Генуя производила, но для других; она занималась мореплаванием, но для других; она инвестировала, но у других… А тогда — как же обеспечить их безопасность и их выгоду в чужом доме? То было вечной проблемой Генуи; она жила и должна была жить настороже, будучи осуждена рисковать, но в то же время быть крайне осторожной… Генуя десятки раз меняла курс, всякий раз принимая необходимую метаморфозу. Организовать внешний мир, чтобы сохранить его для себя, затем забросить его, когда он стал непригоден для обитания или для использования; задумать другой, построить его — такова была участь Генуи, неустойчивого организма, сверхчувствительного сейсмографа, который приходил в волнение, где бы ни пошевелился обширный мир. Чудовище ума и при случае твердости, разве не была Генуя осуждена на то, чтобы узурпировать весь мир либо не жить? (Бродель 1992: 161)
Подобно тому как врожденная мощь Венеции в политике и войне являлась ее слабостью, так и генуэзская слабость в этих же самых областях была ее силой. Пытаясь одолеть венецианских конкурентов или же вследствие поражения в борьбе с ними, генуэзские купцы проникали во все уголки европейского мира–экономики и открывали новые торговые пути в его географических границах и за их пределами. В начале XV века генуэзские сеттльменты имелись в Крыму, на Хиосе, в Северной Африке, в Севилье, Лиссабоне и Брюгге. И даже лишившись своих торговых факторий в Крыму после его оккупации турками–османами в 1479 году, они вскоре обосновались в Антверпене — центральном складе иберийской мировой торговли — и в Лионе (Бродель 1998: 151; 1992: 163).
В результате генуэзский капиталистический класс получил в свое распоряжение международную финансово–торговую сеть беспрецедентных масштабов и охвата. Всюду, где генуэзцы заводили свой бизнес, они являлись «меньшинством», но, как отмечает Бродель, таким меньшинством, которое обладало готовой и прочной сетью деловых связей.
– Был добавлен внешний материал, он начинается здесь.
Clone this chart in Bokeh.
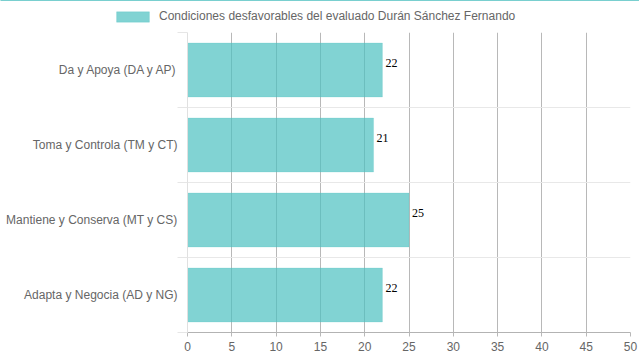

Итальянцу, который приезжал в Лион, чтобы обосноваться, нужны были только стол и лист бумаги, чему французы удивлялись. Но это оттого, что в городе у него были естественные компаньоны, информаторы, поручители и корреспонденты на разных рынках Европы — короче говоря, все, что составляло кредит купца, на приобретение чего он тратил годы и годы (Бродель 1988: 155).
Не одни лишь генуэзские купцы владели и распоряжались подобными обширными сетями. Как ранее отмечалось, они были лишь одной из нескольких группировок дельцов–экспатриатов, организованных в «нации », которые признавалась за таковые другими деловыми группировками и властями тех мест, в которых они селились. Помимо них, существовали еврейская, армянская и другие купеческие диаспоры, не признававшиеся как «нации». Но благодаря долгой истории генуэзцев со сменявшими друг друга торговыми империями налаженные ими трансгосударственные торговые и финансовые связи наделяли их в XVI веке явными преимуществами в конкурентной борьбе не только с другими трансгосударственными «нациями», но и с соперниками–венецианцами, которые отличались полным отсутствием подобных трансгосударственных связей.